The sound of cutting paper, squishing paint and dropping pencils accompanies the laughter, singing and clapping of hands that echo through ICMC’s Child Friendly Space. Eleven-year-old Zaid*’s voice can be heard above the buzz. “I’m going to give my story to my mum,” he says.
The walls of the Child Friendly Space are adorned with handmade paper-chains and butterflies. The ICMC logo, which has been lovingly crafted out of pasta, hangs above the play area. The room looks welcoming and friendly. In Mafraq, ICMC found that, in many cases, refugee children had little to satisfy their recreational needs. The lack of physical or intellectual activities can have significant detrimental effects on the wellbeing of the children. ICMC also knew that the provision of appropriate psychosocial, educational and recreational opportunities to refugee children can be a key factor in the development of their skills and capacities; it can encourage them to thrive, rather than merely survive.
Social workers in the Child Friendly Space play an extremely important role in promoting the development of the children through learning and growing socially. For example, the staff are proud of how far one refugee child, Zaid, has come since his first session. “When he first joined, Zaid was more aggressive, withdrawn and un-cooperative,” says Safa, one of ICMC’s Syrian social workers.
Now, there has been a significant change in Zaid’s behavior. “He is more interested and engaged, is quieter and listens to instructions, and is more disciplined and cooperative with the other children around. Yes, Zaid is very different from when he first joined,” Safa notes with approval.
In fact, 98% of parents whose children attend the space’s activities report improved behavior of their children and increased social engagement. Just a few weeks at the space is usually enough time for ICMC social workers and counsellors to see positive changes in children. Through the provision of a safe space and participation in psychosocial and educational activities, children are exposed to new situations, and experience a positive way of interacting with the people around them, which helps them strengthen their relationships with others. They are encouraged to express themselves in healthy ways and regain a sense of control over their lives, which in turn, positively impacts their confidence and self-esteem. Since September 2016, ICMC’s activities have supported nearly 3,000 children, 89% of whom were Syrian refugees. This program is funded by the United States Bureau of Population, Refugees, and Migration.

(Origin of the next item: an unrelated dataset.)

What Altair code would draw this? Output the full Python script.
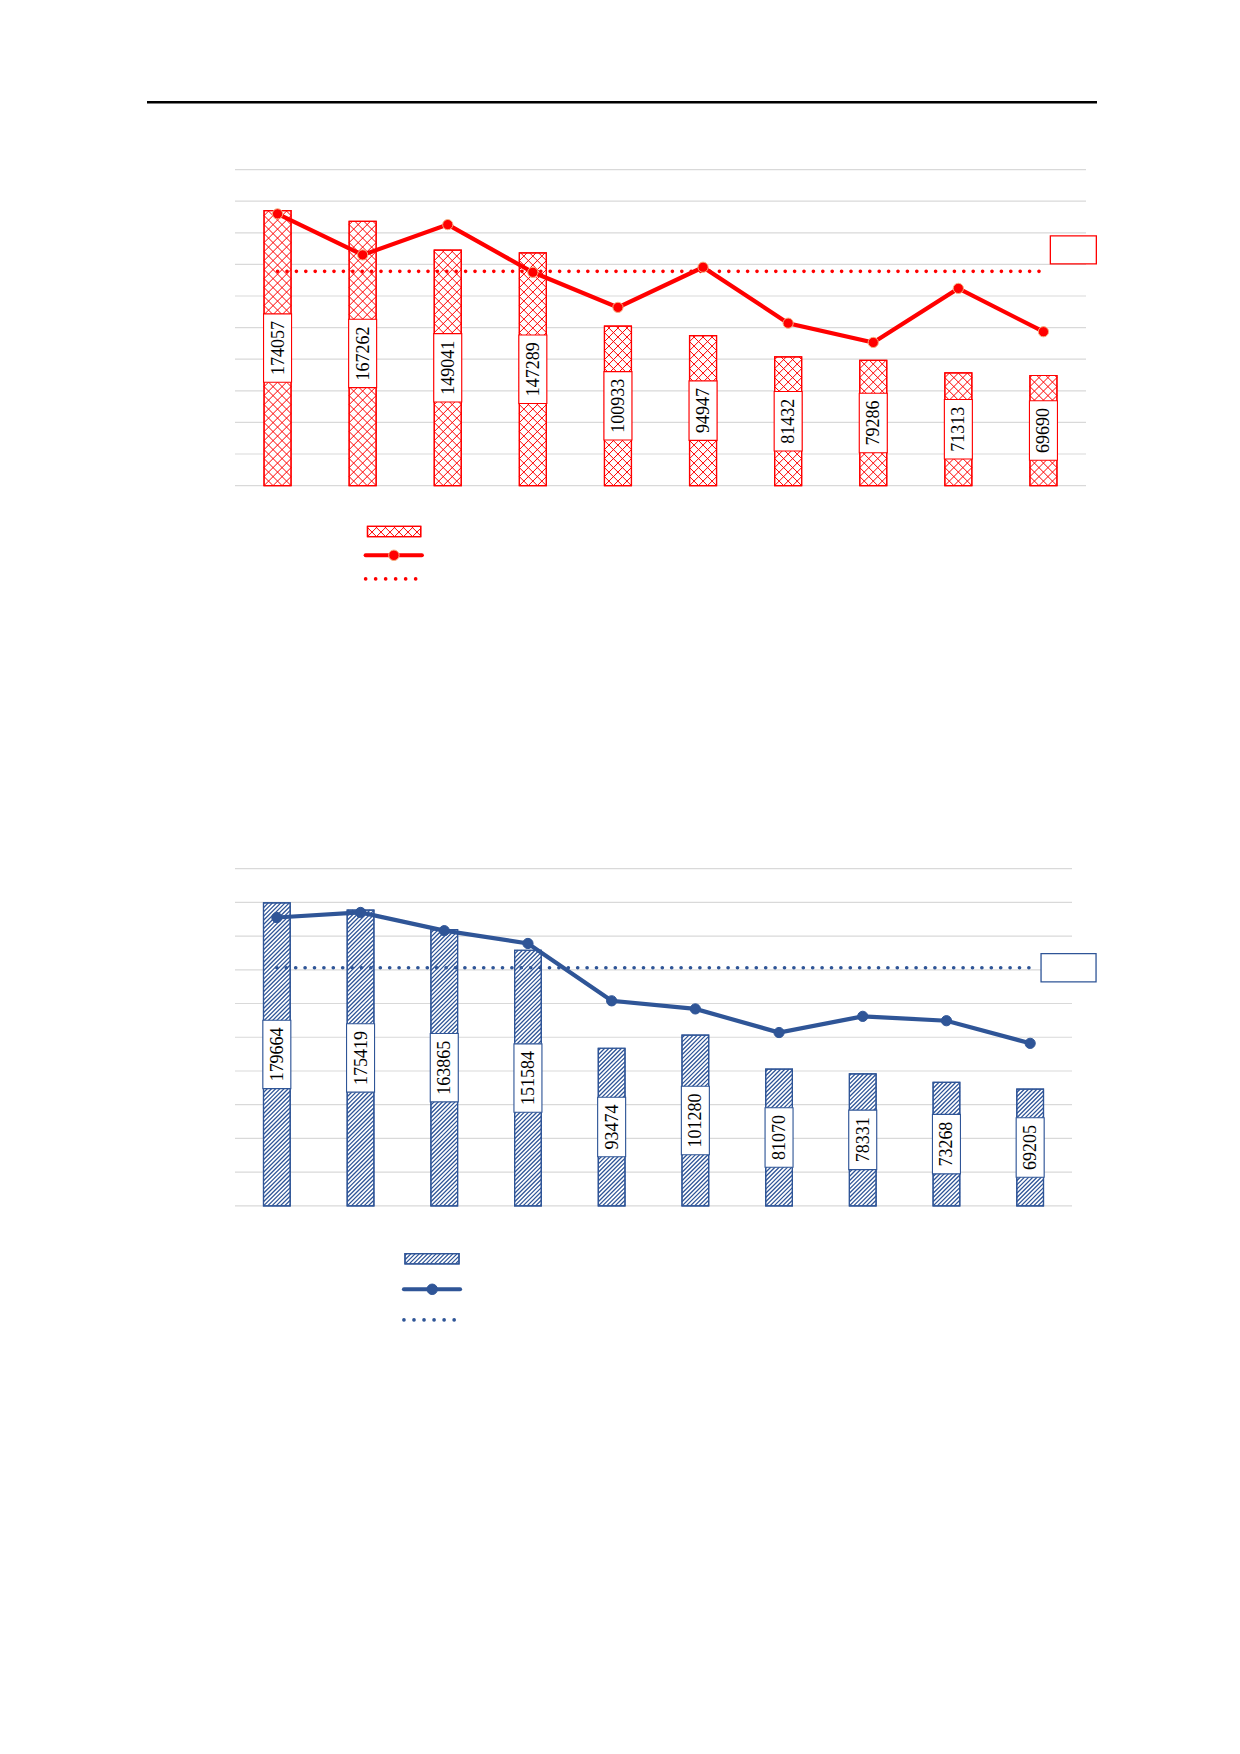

“If there is any hope for the future generation,” says Safa “We must work to create a suitable environment for our children to make them strong and successful… A generation capable of building our country.”
Zaid’s parents describe feelings of optimism and hope, when asked about the impact of the program on their son’s life: “I would love for my children to complete their education to be the best that they can be. I want them to be in an environment where they feel safe.”
However, the parents of Zaid and of many other children in Mafraq are struggling with their own financial concerns and have felt frustrated with lack of educational opportunities for refugee children in Jordan. Zaid attended school in Syria and wishes to continue now that he lives in Mafraq. Despite efforts to increase capacity by doubling school shifts, the education system in Jordan has been under much strain as a result of the large number of Syrian refugee children who have arrived in the country. Like many other Syrian children, Zaid is currently not enrolled in formal education.
To lessen the financial barriers to education that refugees face, ICMC will be distributing an additional 400 ‘Educational Recreational Kits’ in August, of which Zaid and his friends will be happy recipients. With the kits providing the educational guidance, and the Child Friendly Space providing the emotional support, children like Zaid are encouraged and motivated to work towards their goal of returning to school.
“I am so happy to be here,” Zaid expressed, “The staff make me feel excited about my future again.” Safa and the other social workers support Zaid to improve academically, with the hope of getting him back to school. “We work on his reading and writing skills together so that he can return to school. We have set goals together and he is committed to them.”
Surrounded by a supportive community and a loving environment, refugee children in Mafraq are given the opportunity to thrive in the present and reach out to the future.
*Beneficiaries’ names have been changed to protect their identities.